I get a chuckle out of reading Jenny Levin’s The Shifted Librarian blog. One of her more recent entries was a vent about having to pay a full day of conference fees in order to be a part of a conference panel when her non-ALA counterpart did not. (Why I'm Not Joining ALA Right Now After All) She writes:

“… I recently received an email from PLA noting that I have to register in order to speak at their conference, and I’m pretty angry about it. I don’t have any money left in my budget to pay a registration fee (for half a day, no less!) for the privilege of accepting an invitation to speak at their conference. So I pursed this with the person who put my program together, and today I was told that I have to pay a full day’s fee if I’m a member of ALA. If I’m not a member of ALA, I get a complimentary day pass instead.”
She vows:
“I will never accept another invitation to speak at an ALA-related conference until they reverse this ludicrous policy of CHARGING THEIR SPEAKERS TO SPEAK. It’s insane, absurd, surreal, and unethical. You don’t have a conference without your speakers. I understand they can’t reimburse speakers for travel expenses, but the very least they can do is comp their speakers’ conference registration fees. And the whole conference, too, not just a day. You either value your own professionals or you don’t, and the current policy tells me you don’t.”
This one hit home since I have always vociferously advocated for complimentary registration for lead presenters at our state MEMO conferences. Our organization has been divided about doing so in the past, and I believe this decision is now left at the discretion of the conference committee. (I don’t remember one recently that hasn’t.) For our district librarians, this is a real incentive to put in a session proposal. It greatly increases the likelihood of being able to attend the annual conference if our librarians can say, “Gee I am presenting and I don’t have to pay the registration fee.” Gets new blood into the spotlight too. And it says, "Thanks for working on behalf of MEMO."
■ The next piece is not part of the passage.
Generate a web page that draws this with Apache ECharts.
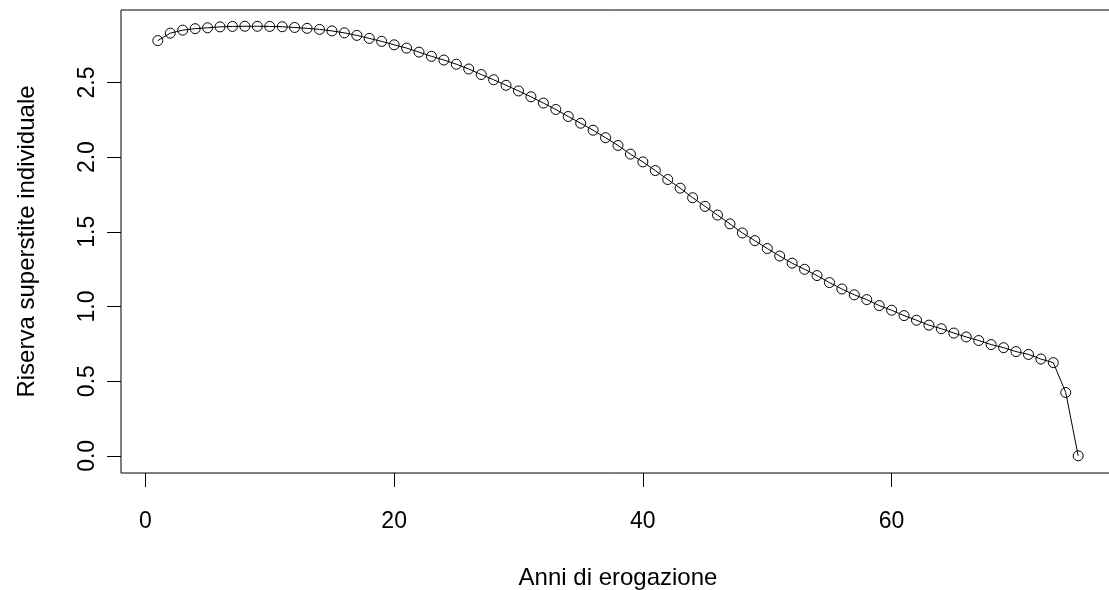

One problem of course is that conferences tend to be major revenue generators for professional organizations. Sara Johns, in a recent AASLForum listserv posting, states that ALA would lose $100,000 in revenues if it were to comp registrations for session presenters. (At $200 per day registration fees, that would be comping 500! presenters?) IMHO, ALA would be better off diverting some funds from high profile, very expensive keynote speakers who have nothing to teach us about library service or education, and use at least some of these funds to forgive conference fees. It’s a lovely way for an often impersonal organization to say “we value our members expertise and contributions.”  (I may be moved or motivated for an hour by the keynoters, but the things I learn I can put to use come from practitioners’ sessions.

On a side note, I deeply respect and admire the seeming 5-10% of any organization’s members who actually DO  necessary volunteer organizatio work for nothing more than jewels in their crowns. Volunteer organizations exist only because of these folks.

My question is: Why does it seem such a small percentage of people in any organization actually does more than just pay dues? (Oh, and offer “suggestions for improvement?”) This seems to be the rule for Kiwanis, ISTE, AASL, MEMO, the German-Jefferson Lakes Association,  – well, every organization to which I belong. I’ll give people with small children a pass, but everyone else has the same 24 hours in their day that I have. Does Jenny’s complaint suggest a reason?